CDM: Congratulations on reaching a career highlight in that you have now recorded not one, but TWO Christmas songs! Can your next project please be an entire Christmas album?
MICHAEL: I would be totally into doing a Christmas record. Although I'm of the Jewish persuasion, I grew up with all the classic Christmas songs blasting throughout the house every year, all of December. You can't beat that feeling of Christmas tunes during that time of year. I just think of the badass ones The Waitresses, McCartney, etc have done. Mini Mansions had once discussed doing some Christmas songs. Maybe we'll get around to that.
CDM: If you could choose any one additional song from any of your musical endeavours to add to the ‘Feed’ soundtrack, which song would you pick?
MICHAEL: Maybe ‘Kiddie Hypnogogia’ from the first Mini Mansions record. I think the film bends between a very feminine perspective and then a very dark place, which is what the song kinda does as well.
CDM: Is your IMDB accurate, that you’ve done another composing job for a film called ‘Escaping Dad’? What was that job like?
MICHAEL: Yeah! It was funny, so I did ‘Feed’ which is great, and then the producer of that film was doing this Lifetime movie and he was like, ‘Will you do this?’ And I was like, ‘Sure!’ It was fun, it was an experience, but like it wasn’t like a movie that I would usually like. I wanted to start getting this going, and the more practice I have the better.
CDM: So you want to keep doing this as well?
MICHAEL: Yeah, I did another score, and I’m doing another one right now.
CDM: How do you have time to do this?

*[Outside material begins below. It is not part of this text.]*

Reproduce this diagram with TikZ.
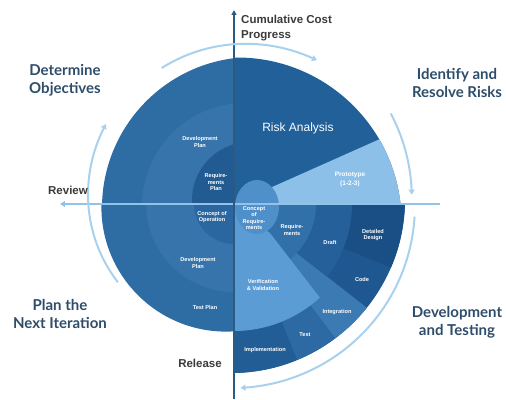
\documentclass[tikz,border=0pt]{standalone}
\usepackage{fontspec}
\setmainfont{Lato}
\newfontfamily\arial{Liberation Sans}
\usetikzlibrary{arrows.meta}
\definecolor{outerblue}{HTML}{2E6CA4}
\definecolor{bandblue}{HTML}{3674AB}
\definecolor{darkblue}{HTML}{225B92}
\definecolor{darkblueb}{HTML}{2A66A0}
\definecolor{riskblue}{HTML}{22609A}
\definecolor{protoblue}{HTML}{8CC0E8}
\definecolor{codeblue}{HTML}{1F5890}
\definecolor{ddblue}{HTML}{1A4F85}
\definecolor{intblue}{HTML}{3C7AB3}
\definecolor{testblue}{HTML}{2D69A2}
\definecolor{implblue}{HTML}{235D96}
\definecolor{draftblue}{HTML}{25609A}
\definecolor{reqblue}{HTML}{3270A9}
\definecolor{vvblue}{HTML}{5C9CD4}
\definecolor{conblue}{HTML}{4F8FCA}
\definecolor{axisblue}{HTML}{92C3E6}
\definecolor{vaxis}{HTML}{2B5A85}
\definecolor{arcblue}{HTML}{A8D1EE}
\definecolor{headblue}{HTML}{2E4D6B}
\definecolor{labelgrey}{HTML}{3A3A3A}
\newcommand{\wedgeclip}[2]{\clip (0,0) -- (#1:400) -- ({(#1+#2)/2}:400) -- (#2:400) -- cycle;}
\begin{document}
\begin{tikzpicture}[x=1pt,y=1pt,
  inner/.style={text=white, font=\arial\bfseries\fontsize{5.6}{6.6}\selectfont, align=center, inner sep=0pt},
  heading/.style={text=headblue, font=\bfseries\fontsize{15}{18}\selectfont, align=center, inner sep=0pt},
  darklabel/.style={text=labelgrey, font=\arial\bfseries\fontsize{11.5}{15}\selectfont, inner sep=0pt},
  guide/.style={draw=arcblue, line width=2pt, -{Triangle[length=5pt,width=6pt]}},
]
\useasboundingbox (-234,-195) rectangle (272,204);
% top-left quadrant
\begin{scope}
\clip (-240,0) rectangle (0,210);
\fill[outerblue] (19,-4) circle[radius=151];
\fill[bandblue] (11,-2) circle[radius=103];
\fill[darkblue] (16,4) circle[radius=58];
\end{scope}
% bottom-left quadrant
\begin{scope}
\clip (-240,0) rectangle (0,-200);
\fill[outerblue] (-8,-3) circle[radius=124.6];
\fill[bandblue] (0,0) circle[radius=88];
\fill[darkblueb] (0,0) circle[radius=40];
\end{scope}
% top-right quadrant
\begin{scope}
\clip (0,0) rectangle (280,210);
\fill[riskblue] (3,-18) circle[radius=164.5];
\clip (0,0) -- (300,0) -- (24:400) -- cycle;
\fill[protoblue] (3,-18) circle[radius=164.5];
\end{scope}
% bottom-right quadrant
\begin{scope}
\clip (0,0) rectangle (280,-200);
\fill[codeblue] (-3,5) circle[radius=174];
\begin{scope}\wedgeclip{0}{-22}\fill[ddblue] (-3,5) circle[radius=174];\end{scope}
\begin{scope}\wedgeclip{-38}{-53}\fill[intblue] (-3,5) circle[radius=174];\end{scope}
\begin{scope}\wedgeclip{-53}{-68}\fill[testblue] (-3,5) circle[radius=174];\end{scope}
\begin{scope}\wedgeclip{-68}{-90}\fill[implblue] (-3,5) circle[radius=174];\end{scope}
\begin{scope}\wedgeclip{0}{-38}\fill[draftblue] (0,0) circle[radius=118];\end{scope}
\begin{scope}\wedgeclip{0}{-60}\fill[reqblue] (10,0) circle[radius=72];\end{scope}
\fill[vvblue] (0,-3) -- (36,-29) -- (-47.5:127) arc[start angle=-47.5, end angle=-90, radius=127] -- cycle;
\end{scope}
\begin{scope}
\clip (0,-60) rectangle (60,40);
\fill[conblue] (23,-3) ellipse[x radius=22, y radius=27];
\end{scope}
% axes
\draw[axisblue, line width=1.5pt, -{Triangle[length=5pt,width=6pt]}] (206,0) -- (-174,0);
\draw[vaxis, line width=1.2pt, {Triangle[length=5pt,width=5pt]}-] (0,194) -- (0,-195);
% guide arcs
\draw[guide] plot[domain=214:148, samples=40, smooth] (\x:{140+(214-\x)/66*11});
\draw[guide] plot[domain=118:60, samples=40, smooth] (\x:{154+(118-\x)/58*12});
\draw[guide] plot[domain=30:3, samples=30, smooth] (\x:{181-(30-\x)/27*3});
\draw[guide] plot[domain=-4:-88, samples=50, smooth] (\x:{181+(-4-\x)/84*3});
% outside labels
\node[darklabel, anchor=west, align=left] (cost) at (7,176) {Cumulative Cost\\Progress};
\node[heading] (det) at (-169,124) {Determine\\Objectives};
\node[heading] (ide) at (223,121) {Identify and\\Resolve Risks};
\node[darklabel] (rev) at (-166,14) {Review};
\node[heading] (plan) at (-174,-110) {Plan the\\Next Iteration};
\node[darklabel] (rel) at (-34,-159) {Release};
\node[heading] (dev) at (223,-118) {Development\\and Testing};
% inner labels
\node[text=white, font=\arial\fontsize{12}{14}\selectfont] (risk) at (64,76) {Risk Analysis};
\node[inner, font=\arial\bfseries\fontsize{6.5}{9}\selectfont] (proto) at (116,25) {Prototype\\(1-2-3)};
\node[inner] (dp1) at (-34,62) {Development\\Plan};
\node[inner] (rp) at (-18,22) {Require-\\ments\\Plan};
\node[inner] (co) at (-22,-13) {Concept of\\Operation};
\node[inner] (dp2) at (-36,-59) {Development\\Plan};
\node[inner] (tp) at (-29,-103) {Test Plan};
\node[inner] (cr) at (20,-14) {Concept\\of\\Require-\\ments};
\node[inner] (req) at (58,-26) {Require-\\ments};
\node[inner] (dr) at (96,-38) {Draft};
\node[inner] (dd) at (139,-31) {Detailed\\Design};
\node[inner] (code) at (128,-75) {Code};
\node[inner] (vv) at (29,-81) {Verification\\\& Validation};
\node[inner] (int) at (103,-108) {Integration};
\node[inner] (tst) at (71,-131) {Test};
\node[inner] (imp) at (31,-146) {Implementation};
\end{tikzpicture}
\end{document}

Do you ever sleep?!
MICHAEL: I do sleep actually. I get a good night.
CDM: We also last spoke about how it’s tough with record labels only caring about hits etc - but when we talked to Tyler [Parkford] last month in L.A. he told us you guys have just signed with Fiction Records. That’s so exciting! Is there anything you can tell us about the new Mini Mansions album now?

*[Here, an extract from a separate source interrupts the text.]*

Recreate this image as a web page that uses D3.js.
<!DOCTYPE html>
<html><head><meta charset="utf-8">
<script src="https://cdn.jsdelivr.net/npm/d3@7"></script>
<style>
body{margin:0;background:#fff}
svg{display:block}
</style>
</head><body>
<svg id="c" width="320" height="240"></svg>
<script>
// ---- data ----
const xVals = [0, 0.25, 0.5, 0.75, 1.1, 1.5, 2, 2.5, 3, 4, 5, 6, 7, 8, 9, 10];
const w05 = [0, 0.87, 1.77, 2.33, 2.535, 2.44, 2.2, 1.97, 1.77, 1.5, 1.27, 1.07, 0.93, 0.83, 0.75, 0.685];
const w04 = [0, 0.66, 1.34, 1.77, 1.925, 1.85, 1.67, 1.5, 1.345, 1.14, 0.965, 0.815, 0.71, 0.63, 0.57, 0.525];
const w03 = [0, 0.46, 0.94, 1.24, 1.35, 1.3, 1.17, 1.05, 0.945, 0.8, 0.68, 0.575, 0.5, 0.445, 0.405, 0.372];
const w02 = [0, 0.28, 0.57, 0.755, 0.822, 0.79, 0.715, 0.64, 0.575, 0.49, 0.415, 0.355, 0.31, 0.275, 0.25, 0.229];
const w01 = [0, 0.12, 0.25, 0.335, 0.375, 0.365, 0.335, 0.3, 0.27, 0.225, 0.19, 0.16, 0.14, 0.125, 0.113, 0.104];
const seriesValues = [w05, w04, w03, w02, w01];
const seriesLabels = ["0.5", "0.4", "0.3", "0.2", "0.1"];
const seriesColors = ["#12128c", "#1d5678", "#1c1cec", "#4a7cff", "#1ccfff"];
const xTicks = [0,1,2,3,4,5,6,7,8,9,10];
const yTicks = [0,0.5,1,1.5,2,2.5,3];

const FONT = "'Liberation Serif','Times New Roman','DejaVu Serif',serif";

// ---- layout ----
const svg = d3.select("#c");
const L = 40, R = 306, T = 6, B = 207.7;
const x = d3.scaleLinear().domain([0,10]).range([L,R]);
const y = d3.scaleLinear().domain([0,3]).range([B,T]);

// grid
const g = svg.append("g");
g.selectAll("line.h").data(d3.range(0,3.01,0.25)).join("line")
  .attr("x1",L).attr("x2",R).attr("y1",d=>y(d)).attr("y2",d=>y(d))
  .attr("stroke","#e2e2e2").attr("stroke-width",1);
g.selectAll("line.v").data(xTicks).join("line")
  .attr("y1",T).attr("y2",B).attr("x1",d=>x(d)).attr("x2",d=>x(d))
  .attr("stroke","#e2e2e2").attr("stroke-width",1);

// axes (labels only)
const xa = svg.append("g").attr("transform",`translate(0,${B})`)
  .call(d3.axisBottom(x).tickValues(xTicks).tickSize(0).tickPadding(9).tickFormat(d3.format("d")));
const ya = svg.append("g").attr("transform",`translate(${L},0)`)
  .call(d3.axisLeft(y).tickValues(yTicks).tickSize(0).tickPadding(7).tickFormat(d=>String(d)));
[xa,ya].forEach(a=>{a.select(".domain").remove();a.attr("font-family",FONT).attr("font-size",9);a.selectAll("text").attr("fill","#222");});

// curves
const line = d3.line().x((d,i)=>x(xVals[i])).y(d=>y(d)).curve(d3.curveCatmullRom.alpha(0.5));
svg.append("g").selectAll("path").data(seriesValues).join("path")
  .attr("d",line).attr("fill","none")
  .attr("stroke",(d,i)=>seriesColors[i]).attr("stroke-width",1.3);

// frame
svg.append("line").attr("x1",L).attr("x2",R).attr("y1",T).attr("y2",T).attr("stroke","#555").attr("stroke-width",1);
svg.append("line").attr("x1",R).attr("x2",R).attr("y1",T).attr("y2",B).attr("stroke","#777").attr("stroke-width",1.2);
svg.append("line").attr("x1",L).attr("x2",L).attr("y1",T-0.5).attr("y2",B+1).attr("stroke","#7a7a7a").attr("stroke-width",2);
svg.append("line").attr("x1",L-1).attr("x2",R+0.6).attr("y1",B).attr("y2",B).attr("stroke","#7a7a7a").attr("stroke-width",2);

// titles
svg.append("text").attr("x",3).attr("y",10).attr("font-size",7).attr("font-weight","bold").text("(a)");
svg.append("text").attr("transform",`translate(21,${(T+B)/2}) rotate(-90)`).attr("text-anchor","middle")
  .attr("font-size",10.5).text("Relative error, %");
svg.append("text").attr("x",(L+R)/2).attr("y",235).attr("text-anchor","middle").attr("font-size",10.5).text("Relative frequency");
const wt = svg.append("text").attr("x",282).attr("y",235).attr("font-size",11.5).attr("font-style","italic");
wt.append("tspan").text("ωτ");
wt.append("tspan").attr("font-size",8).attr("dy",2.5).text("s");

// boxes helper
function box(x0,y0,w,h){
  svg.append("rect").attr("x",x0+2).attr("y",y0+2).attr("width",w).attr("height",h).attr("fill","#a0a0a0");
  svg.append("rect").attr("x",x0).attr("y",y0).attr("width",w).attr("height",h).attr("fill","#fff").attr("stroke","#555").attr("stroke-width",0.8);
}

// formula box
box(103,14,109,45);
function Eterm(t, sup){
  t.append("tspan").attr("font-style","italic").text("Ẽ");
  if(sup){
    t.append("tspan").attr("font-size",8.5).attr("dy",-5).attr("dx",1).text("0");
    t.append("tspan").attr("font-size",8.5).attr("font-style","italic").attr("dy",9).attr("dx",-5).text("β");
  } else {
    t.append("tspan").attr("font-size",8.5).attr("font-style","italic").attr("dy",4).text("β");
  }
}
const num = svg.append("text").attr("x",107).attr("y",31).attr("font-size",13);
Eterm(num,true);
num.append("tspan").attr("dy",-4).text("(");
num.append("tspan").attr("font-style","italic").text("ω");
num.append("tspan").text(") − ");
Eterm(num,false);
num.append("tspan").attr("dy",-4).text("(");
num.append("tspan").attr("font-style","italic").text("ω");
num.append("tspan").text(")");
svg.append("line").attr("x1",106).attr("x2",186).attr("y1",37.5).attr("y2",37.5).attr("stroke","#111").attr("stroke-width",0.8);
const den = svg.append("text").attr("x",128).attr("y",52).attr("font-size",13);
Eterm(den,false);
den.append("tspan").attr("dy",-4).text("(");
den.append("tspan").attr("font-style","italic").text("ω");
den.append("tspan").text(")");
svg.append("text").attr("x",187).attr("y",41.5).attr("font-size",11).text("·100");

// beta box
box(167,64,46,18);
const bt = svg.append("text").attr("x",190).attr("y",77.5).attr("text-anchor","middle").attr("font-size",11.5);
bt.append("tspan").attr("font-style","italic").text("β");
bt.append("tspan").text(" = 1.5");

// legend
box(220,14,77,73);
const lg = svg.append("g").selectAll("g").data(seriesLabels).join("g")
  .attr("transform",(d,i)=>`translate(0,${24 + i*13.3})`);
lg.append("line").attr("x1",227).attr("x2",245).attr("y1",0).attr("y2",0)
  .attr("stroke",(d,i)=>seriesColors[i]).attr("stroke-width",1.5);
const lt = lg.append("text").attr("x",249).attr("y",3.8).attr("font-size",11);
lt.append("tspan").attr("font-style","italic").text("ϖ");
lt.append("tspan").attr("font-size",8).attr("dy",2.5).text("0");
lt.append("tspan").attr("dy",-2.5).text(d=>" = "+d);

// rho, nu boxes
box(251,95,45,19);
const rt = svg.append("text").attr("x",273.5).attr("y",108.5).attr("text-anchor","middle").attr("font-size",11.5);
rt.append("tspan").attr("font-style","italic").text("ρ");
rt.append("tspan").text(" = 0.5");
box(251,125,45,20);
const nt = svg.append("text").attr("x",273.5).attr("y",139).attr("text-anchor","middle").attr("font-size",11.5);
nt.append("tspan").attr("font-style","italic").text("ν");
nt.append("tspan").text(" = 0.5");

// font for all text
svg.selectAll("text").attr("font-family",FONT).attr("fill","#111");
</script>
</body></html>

MICHAEL: We’re planning all the roll-out right now, and I have another [Queens Of The Stone Age] record coming out in a month that’s taking up my time and we’re all really excited about it, so that’s my focus right now. Once that gets done, I will try to map out how Mini Mansions is going to fit. But the record is done; I’m really happy with it. I think like I said, all Mini Mansions records are like-- I think the first record leaned heavy on Tyler, I think the second record it was pretty in the middle, and this one leans more towards my songs. That’s just the way that it ended up turning out.
CDM: How did all the recording/studio stuff go for the MM album? Was it a similar process to recording ‘The Great Pretenders’?

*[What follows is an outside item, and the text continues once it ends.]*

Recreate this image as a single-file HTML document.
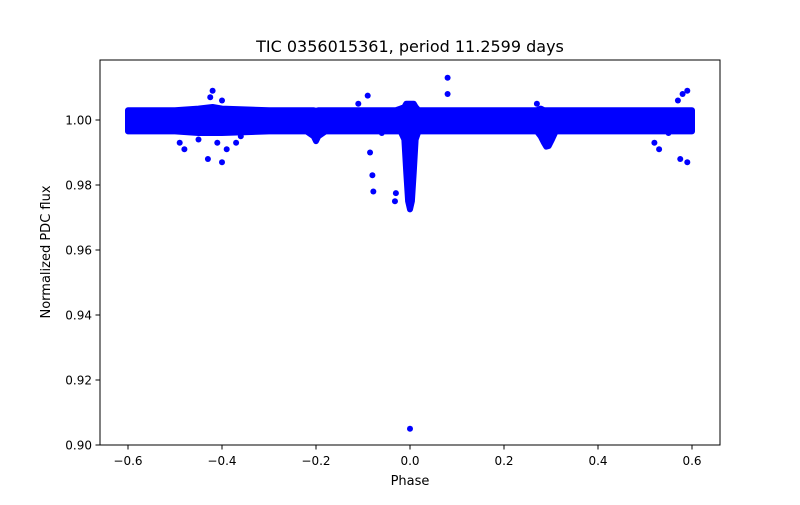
<!DOCTYPE html>
<html><head><meta charset="utf-8"><style>
body{margin:0;background:#fff;font-family:"Liberation Sans","DejaVu Sans",sans-serif}
svg text{font-family:"DejaVu Sans","Liberation Sans",sans-serif;fill:#000}
</style></head><body>
<svg id="chart" width="800" height="500">
<rect width="800" height="500" fill="#fff"/>
<text x="410" y="52" font-size="16" text-anchor="middle">TIC 0356015361, period 11.2599 days</text>
<g id="plot"></g>
<rect x="100" y="60" width="620" height="385" fill="none" stroke="#000" stroke-width="1"/>
<g id="axes"></g>
<text x="410" y="485" font-size="13" text-anchor="middle">Phase</text>
<text transform="translate(50,252) rotate(-90)" font-size="13" text-anchor="middle">Normalized PDC flux</text>
</svg>
<script>
const envPhase=[-0.6,-0.5,-0.45,-0.42,-0.4,-0.3,-0.22,-0.205,-0.2,-0.195,-0.18,-0.1,-0.03,-0.02,-0.012,-0.008,-0.004,0,0.004,0.008,0.012,0.018,0.03,0.1,0.2,0.27,0.278,0.285,0.29,0.295,0.302,0.31,0.4,0.5,0.6];
const envUpper=[1.003,1.003,1.0035,1.004,1.0035,1.003,1.003,1.003,1.0028,1.003,1.003,1.003,1.003,1.0035,1.004,1.005,1.005,1.005,1.005,1.005,1.004,1.003,1.003,1.003,1.003,1.003,1.0035,1.003,1.003,1.003,1.003,1.003,1.003,1.003,1.003];
const envLower=[0.9965,0.9965,0.996,0.996,0.996,0.9965,0.9965,0.995,0.9935,0.995,0.9965,0.9965,0.9965,0.9965,0.994,0.984,0.975,0.9725,0.975,0.984,0.994,0.9965,0.9965,0.9965,0.9965,0.9965,0.995,0.993,0.9918,0.992,0.994,0.9965,0.9965,0.9965,0.9965];
const outPhase=[-0.42,-0.425,-0.40,-0.43,-0.40,-0.41,-0.39,-0.48,-0.49,-0.37,-0.09,-0.085,-0.08,-0.078,-0.06,-0.03,-0.032,0.08,0.08,0.0,0.58,0.59,0.575,0.59,0.52,0.53,0.55,-0.11,-0.45,-0.36,0.27,0.57];
const outFlux=[1.009,1.007,1.006,0.988,0.987,0.993,0.991,0.991,0.993,0.993,1.0075,0.990,0.983,0.978,0.996,0.9775,0.975,1.013,1.008,0.905,1.008,1.009,0.988,0.987,0.993,0.991,0.996,1.005,0.994,0.995,1.005,1.006];
const xTicks=[-0.6,-0.4,-0.2,0.0,0.2,0.4,0.6];
const xTickLabels=["−0.6","−0.4","−0.2","0.0","0.2","0.4","0.6"];
const yTicks=[0.90,0.92,0.94,0.96,0.98,1.00];
const yTickLabels=["0.90","0.92","0.94","0.96","0.98","1.00"];
const X=p=>410+p*470;
const Y=f=>120+(1-f)*3250;
const NS="http://www.w3.org/2000/svg";
const plot=document.getElementById('plot'),axes=document.getElementById('axes');
function mk(tag,attrs,parent){const e=document.createElementNS(NS,tag);for(const k in attrs)e.setAttribute(k,attrs[k]);parent.appendChild(e);return e;}
let pts=[];
for(let i=0;i<envPhase.length;i++)pts.push(X(envPhase[i])+","+Y(envUpper[i]));
for(let i=envPhase.length-1;i>=0;i--)pts.push(X(envPhase[i])+","+Y(envLower[i]));
const band=mk('polygon',{points:pts.join(' '),fill:'#0000ff',stroke:'#0000ff','stroke-width':6,'stroke-linejoin':'round'},plot);


for(let i=0;i<outPhase.length;i++){
 const c=mk('circle',{cx:X(outPhase[i]),cy:Y(outFlux[i]),r:3,fill:'#0000ff'},plot);
 
 
}
xTicks.forEach((t,i)=>{
 mk('line',{x1:X(t),x2:X(t),y1:445,y2:449.5,stroke:'#000'},axes);
 const tx=mk('text',{x:X(t),y:465,'font-size':12,'text-anchor':'middle'},axes);
 tx.textContent=xTickLabels[i];
 
 
});
yTicks.forEach((t,i)=>{
 mk('line',{x1:95.5,x2:100,y1:Y(t),y2:Y(t),stroke:'#000'},axes);
 const tx=mk('text',{x:92,y:Y(t)+4.5,'font-size':12,'text-anchor':'end'},axes);
 tx.textContent=yTickLabels[i];
 
 
});
</script>
</body></html>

MICHAEL: Unfortunately not. I think that’s why it ended up being heavily on me, not for any reason that-- it was tough, we were supposed to make a record and they committed to doing The Last Shadow Puppets, so the timing was a tough one. So we made the record together, 100%, but I think some of the pre-production or some of the mixing, they were on tour; I was home, we were still obviously discussing everything together, but I did take the reigns more for this.
CDM: For ‘The Great Pretenders’ you recorded 25 songs… How many is there for the new album that were in contention?
MICHAEL: No, we recorded I think 12. There won’t be 12 on the record, there will be like 9 or 10.
CDM: Lana Del Rey recently revealed that Zach [Dawes] has been working with Miles Kane on his new album - is all of Mini Mansions involved, or just Zach?
MICHAEL: It’s Tyler and Zach; I did some stuff. Did she reveal it, really?
CDM: Yeah she did an interview with Zane Lowe during which she said that her, Zach, and Miles were basically in a band together for a few months, from December to March.
MICHAEL: Yeah, Tyler is part of that and so is our friend Loren [Humphrey]. They were writing at my spot for a while so I was coming in and out, but I was making the Queens [Of The Stone Age] record. I would’ve liked to. I helped in some respect, but they played together before me.